**DATASET EXTRACT**
* BEGIN *
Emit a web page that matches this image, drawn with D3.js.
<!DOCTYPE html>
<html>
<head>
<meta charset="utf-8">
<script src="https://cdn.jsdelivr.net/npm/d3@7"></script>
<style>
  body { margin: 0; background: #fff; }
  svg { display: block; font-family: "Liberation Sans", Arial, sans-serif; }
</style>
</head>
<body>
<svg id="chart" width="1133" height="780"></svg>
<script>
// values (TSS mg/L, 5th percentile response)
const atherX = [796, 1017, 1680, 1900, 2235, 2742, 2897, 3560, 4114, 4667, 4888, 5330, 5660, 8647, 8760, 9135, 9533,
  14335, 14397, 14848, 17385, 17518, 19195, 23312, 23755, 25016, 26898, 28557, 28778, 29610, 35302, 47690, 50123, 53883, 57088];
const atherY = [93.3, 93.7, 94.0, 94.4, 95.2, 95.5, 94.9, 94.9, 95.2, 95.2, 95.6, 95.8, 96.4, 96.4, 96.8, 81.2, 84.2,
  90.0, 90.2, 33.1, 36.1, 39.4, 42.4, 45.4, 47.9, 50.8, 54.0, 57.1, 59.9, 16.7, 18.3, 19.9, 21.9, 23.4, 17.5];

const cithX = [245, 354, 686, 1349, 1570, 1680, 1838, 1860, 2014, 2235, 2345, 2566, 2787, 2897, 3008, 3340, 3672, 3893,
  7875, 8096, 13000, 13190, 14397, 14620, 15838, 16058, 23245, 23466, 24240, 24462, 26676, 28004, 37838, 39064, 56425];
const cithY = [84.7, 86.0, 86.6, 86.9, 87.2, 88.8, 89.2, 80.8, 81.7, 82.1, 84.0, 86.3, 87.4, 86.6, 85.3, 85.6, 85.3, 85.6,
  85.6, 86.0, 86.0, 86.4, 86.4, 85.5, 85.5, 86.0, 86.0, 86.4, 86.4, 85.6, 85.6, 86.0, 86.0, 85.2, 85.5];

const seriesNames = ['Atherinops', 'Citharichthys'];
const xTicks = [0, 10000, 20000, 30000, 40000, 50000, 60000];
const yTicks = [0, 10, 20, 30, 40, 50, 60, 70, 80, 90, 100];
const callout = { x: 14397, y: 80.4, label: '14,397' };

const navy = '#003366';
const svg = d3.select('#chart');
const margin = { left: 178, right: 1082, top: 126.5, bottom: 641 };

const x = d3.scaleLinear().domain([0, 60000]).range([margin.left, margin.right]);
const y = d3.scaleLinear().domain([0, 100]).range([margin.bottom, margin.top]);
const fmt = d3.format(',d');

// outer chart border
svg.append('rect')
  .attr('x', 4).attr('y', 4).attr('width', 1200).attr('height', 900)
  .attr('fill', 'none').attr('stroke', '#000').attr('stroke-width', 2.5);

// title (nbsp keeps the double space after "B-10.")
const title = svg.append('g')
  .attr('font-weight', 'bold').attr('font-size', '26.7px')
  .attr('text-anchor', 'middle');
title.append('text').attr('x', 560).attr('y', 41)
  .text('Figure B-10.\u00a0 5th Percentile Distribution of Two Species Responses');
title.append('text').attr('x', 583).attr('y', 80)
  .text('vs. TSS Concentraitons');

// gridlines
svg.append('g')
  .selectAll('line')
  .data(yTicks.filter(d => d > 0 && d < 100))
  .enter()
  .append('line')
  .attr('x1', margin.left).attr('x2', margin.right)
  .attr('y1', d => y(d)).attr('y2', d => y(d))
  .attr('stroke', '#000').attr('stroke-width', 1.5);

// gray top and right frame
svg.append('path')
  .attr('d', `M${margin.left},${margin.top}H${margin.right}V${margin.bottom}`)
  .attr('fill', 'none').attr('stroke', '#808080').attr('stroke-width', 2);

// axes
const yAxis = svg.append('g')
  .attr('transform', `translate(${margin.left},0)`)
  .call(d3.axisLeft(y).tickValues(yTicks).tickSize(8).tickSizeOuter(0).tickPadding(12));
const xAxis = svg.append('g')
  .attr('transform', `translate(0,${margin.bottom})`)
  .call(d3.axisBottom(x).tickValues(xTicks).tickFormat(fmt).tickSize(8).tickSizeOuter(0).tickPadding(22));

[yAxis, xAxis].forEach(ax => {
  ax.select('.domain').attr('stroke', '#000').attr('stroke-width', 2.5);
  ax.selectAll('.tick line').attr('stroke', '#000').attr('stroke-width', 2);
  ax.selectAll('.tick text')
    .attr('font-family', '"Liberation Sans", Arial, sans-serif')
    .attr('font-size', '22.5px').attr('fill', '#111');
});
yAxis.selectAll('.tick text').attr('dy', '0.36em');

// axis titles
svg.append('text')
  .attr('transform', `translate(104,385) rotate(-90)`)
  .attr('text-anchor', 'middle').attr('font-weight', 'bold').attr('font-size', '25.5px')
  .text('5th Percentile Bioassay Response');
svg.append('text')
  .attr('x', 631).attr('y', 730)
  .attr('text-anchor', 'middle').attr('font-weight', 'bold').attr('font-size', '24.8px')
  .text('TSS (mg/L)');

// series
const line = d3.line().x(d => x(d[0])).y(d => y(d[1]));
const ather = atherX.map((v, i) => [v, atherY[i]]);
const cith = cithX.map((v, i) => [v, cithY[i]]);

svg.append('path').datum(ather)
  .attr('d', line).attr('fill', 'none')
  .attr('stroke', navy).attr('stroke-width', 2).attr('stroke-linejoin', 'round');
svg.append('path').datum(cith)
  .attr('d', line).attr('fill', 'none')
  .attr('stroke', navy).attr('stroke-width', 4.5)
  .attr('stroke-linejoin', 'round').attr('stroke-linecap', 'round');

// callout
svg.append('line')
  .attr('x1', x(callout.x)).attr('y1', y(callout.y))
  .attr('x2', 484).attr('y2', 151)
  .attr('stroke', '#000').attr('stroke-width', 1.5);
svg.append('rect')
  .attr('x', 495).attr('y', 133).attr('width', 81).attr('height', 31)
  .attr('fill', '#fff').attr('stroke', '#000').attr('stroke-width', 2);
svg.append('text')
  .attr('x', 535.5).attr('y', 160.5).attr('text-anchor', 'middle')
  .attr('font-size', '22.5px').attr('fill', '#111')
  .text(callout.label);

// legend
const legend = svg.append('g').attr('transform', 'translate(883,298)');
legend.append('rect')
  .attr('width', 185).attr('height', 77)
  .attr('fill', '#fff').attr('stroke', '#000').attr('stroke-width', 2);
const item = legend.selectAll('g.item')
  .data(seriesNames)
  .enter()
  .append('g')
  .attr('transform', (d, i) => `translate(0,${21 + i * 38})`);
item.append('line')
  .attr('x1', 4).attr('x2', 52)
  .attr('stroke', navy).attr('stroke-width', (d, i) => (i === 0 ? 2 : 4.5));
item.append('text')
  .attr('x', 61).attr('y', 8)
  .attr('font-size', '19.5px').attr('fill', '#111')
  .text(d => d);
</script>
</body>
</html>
* END *
**DIRECTION**
Copy the material above verbatim.

**RESULT FOR THIS TASK**
Emit a web page that matches this image, drawn with D3.js.
<!DOCTYPE html>
<html>
<head>
<meta charset="utf-8">
<script src="https://cdn.jsdelivr.net/npm/d3@7"></script>
<style>
  body { margin: 0; background: #fff; }
  svg { display: block; font-family: "Liberation Sans", Arial, sans-serif; }
</style>
</head>
<body>
<svg id="chart" width="1133" height="780"></svg>
<script>
// values (TSS mg/L, 5th percentile response)
const atherX = [796, 1017, 1680, 1900, 2235, 2742, 2897, 3560, 4114, 4667, 4888, 5330, 5660, 8647, 8760, 9135, 9533,
  14335, 14397, 14848, 17385, 17518, 19195, 23312, 23755, 25016, 26898, 28557, 28778, 29610, 35302, 47690, 50123, 53883, 57088];
const atherY = [93.3, 93.7, 94.0, 94.4, 95.2, 95.5, 94.9, 94.9, 95.2, 95.2, 95.6, 95.8, 96.4, 96.4, 96.8, 81.2, 84.2,
  90.0, 90.2, 33.1, 36.1, 39.4, 42.4, 45.4, 47.9, 50.8, 54.0, 57.1, 59.9, 16.7, 18.3, 19.9, 21.9, 23.4, 17.5];

const cithX = [245, 354, 686, 1349, 1570, 1680, 1838, 1860, 2014, 2235, 2345, 2566, 2787, 2897, 3008, 3340, 3672, 3893,
  7875, 8096, 13000, 13190, 14397, 14620, 15838, 16058, 23245, 23466, 24240, 24462, 26676, 28004, 37838, 39064, 56425];
const cithY = [84.7, 86.0, 86.6, 86.9, 87.2, 88.8, 89.2, 80.8, 81.7, 82.1, 84.0, 86.3, 87.4, 86.6, 85.3, 85.6, 85.3, 85.6,
  85.6, 86.0, 86.0, 86.4, 86.4, 85.5, 85.5, 86.0, 86.0, 86.4, 86.4, 85.6, 85.6, 86.0, 86.0, 85.2, 85.5];

const seriesNames = ['Atherinops', 'Citharichthys'];
const xTicks = [0, 10000, 20000, 30000, 40000, 50000, 60000];
const yTicks = [0, 10, 20, 30, 40, 50, 60, 70, 80, 90, 100];
const callout = { x: 14397, y: 80.4, label: '14,397' };

const navy = '#003366';
const svg = d3.select('#chart');
const margin = { left: 178, right: 1082, top: 126.5, bottom: 641 };

const x = d3.scaleLinear().domain([0, 60000]).range([margin.left, margin.right]);
const y = d3.scaleLinear().domain([0, 100]).range([margin.bottom, margin.top]);
const fmt = d3.format(',d');

// outer chart border
svg.append('rect')
  .attr('x', 4).attr('y', 4).attr('width', 1200).attr('height', 900)
  .attr('fill', 'none').attr('stroke', '#000').attr('stroke-width', 2.5);

// title (nbsp keeps the double space after "B-10.")
const title = svg.append('g')
  .attr('font-weight', 'bold').attr('font-size', '26.7px')
  .attr('text-anchor', 'middle');
title.append('text').attr('x', 560).attr('y', 41)
  .text('Figure B-10.\u00a0 5th Percentile Distribution of Two Species Responses');
title.append('text').attr('x', 583).attr('y', 80)
  .text('vs. TSS Concentraitons');

// gridlines
svg.append('g')
  .selectAll('line')
  .data(yTicks.filter(d => d > 0 && d < 100))
  .enter()
  .append('line')
  .attr('x1', margin.left).attr('x2', margin.right)
  .attr('y1', d => y(d)).attr('y2', d => y(d))
  .attr('stroke', '#000').attr('stroke-width', 1.5);

// gray top and right frame
svg.append('path')
  .attr('d', `M${margin.left},${margin.top}H${margin.right}V${margin.bottom}`)
  .attr('fill', 'none').attr('stroke', '#808080').attr('stroke-width', 2);

// axes
const yAxis = svg.append('g')
  .attr('transform', `translate(${margin.left},0)`)
  .call(d3.axisLeft(y).tickValues(yTicks).tickSize(8).tickSizeOuter(0).tickPadding(12));
const xAxis = svg.append('g')
  .attr('transform', `translate(0,${margin.bottom})`)
  .call(d3.axisBottom(x).tickValues(xTicks).tickFormat(fmt).tickSize(8).tickSizeOuter(0).tickPadding(22));

[yAxis, xAxis].forEach(ax => {
  ax.select('.domain').attr('stroke', '#000').attr('stroke-width', 2.5);
  ax.selectAll('.tick line').attr('stroke', '#000').attr('stroke-width', 2);
  ax.selectAll('.tick text')
    .attr('font-family', '"Liberation Sans", Arial, sans-serif')
    .attr('font-size', '22.5px').attr('fill', '#111');
});
yAxis.selectAll('.tick text').attr('dy', '0.36em');

// axis titles
svg.append('text')
  .attr('transform', `translate(104,385) rotate(-90)`)
  .attr('text-anchor', 'middle').attr('font-weight', 'bold').attr('font-size', '25.5px')
  .text('5th Percentile Bioassay Response');
svg.append('text')
  .attr('x', 631).attr('y', 730)
  .attr('text-anchor', 'middle').attr('font-weight', 'bold').attr('font-size', '24.8px')
  .text('TSS (mg/L)');

// series
const line = d3.line().x(d => x(d[0])).y(d => y(d[1]));
const ather = atherX.map((v, i) => [v, atherY[i]]);
const cith = cithX.map((v, i) => [v, cithY[i]]);

svg.append('path').datum(ather)
  .attr('d', line).attr('fill', 'none')
  .attr('stroke', navy).attr('stroke-width', 2).attr('stroke-linejoin', 'round');
svg.append('path').datum(cith)
  .attr('d', line).attr('fill', 'none')
  .attr('stroke', navy).attr('stroke-width', 4.5)
  .attr('stroke-linejoin', 'round').attr('stroke-linecap', 'round');

// callout
svg.append('line')
  .attr('x1', x(callout.x)).attr('y1', y(callout.y))
  .attr('x2', 484).attr('y2', 151)
  .attr('stroke', '#000').attr('stroke-width', 1.5);
svg.append('rect')
  .attr('x', 495).attr('y', 133).attr('width', 81).attr('height', 31)
  .attr('fill', '#fff').attr('stroke', '#000').attr('stroke-width', 2);
svg.append('text')
  .attr('x', 535.5).attr('y', 160.5).attr('text-anchor', 'middle')
  .attr('font-size', '22.5px').attr('fill', '#111')
  .text(callout.label);

// legend
const legend = svg.append('g').attr('transform', 'translate(883,298)');
legend.append('rect')
  .attr('width', 185).attr('height', 77)
  .attr('fill', '#fff').attr('stroke', '#000').attr('stroke-width', 2);
const item = legend.selectAll('g.item')
  .data(seriesNames)
  .enter()
  .append('g')
  .attr('transform', (d, i) => `translate(0,${21 + i * 38})`);
item.append('line')
  .attr('x1', 4).attr('x2', 52)
  .attr('stroke', navy).attr('stroke-width', (d, i) => (i === 0 ? 2 : 4.5));
item.append('text')
  .attr('x', 61).attr('y', 8)
  .attr('font-size', '19.5px').attr('fill', '#111')
  .text(d => d);
</script>
</body>
</html>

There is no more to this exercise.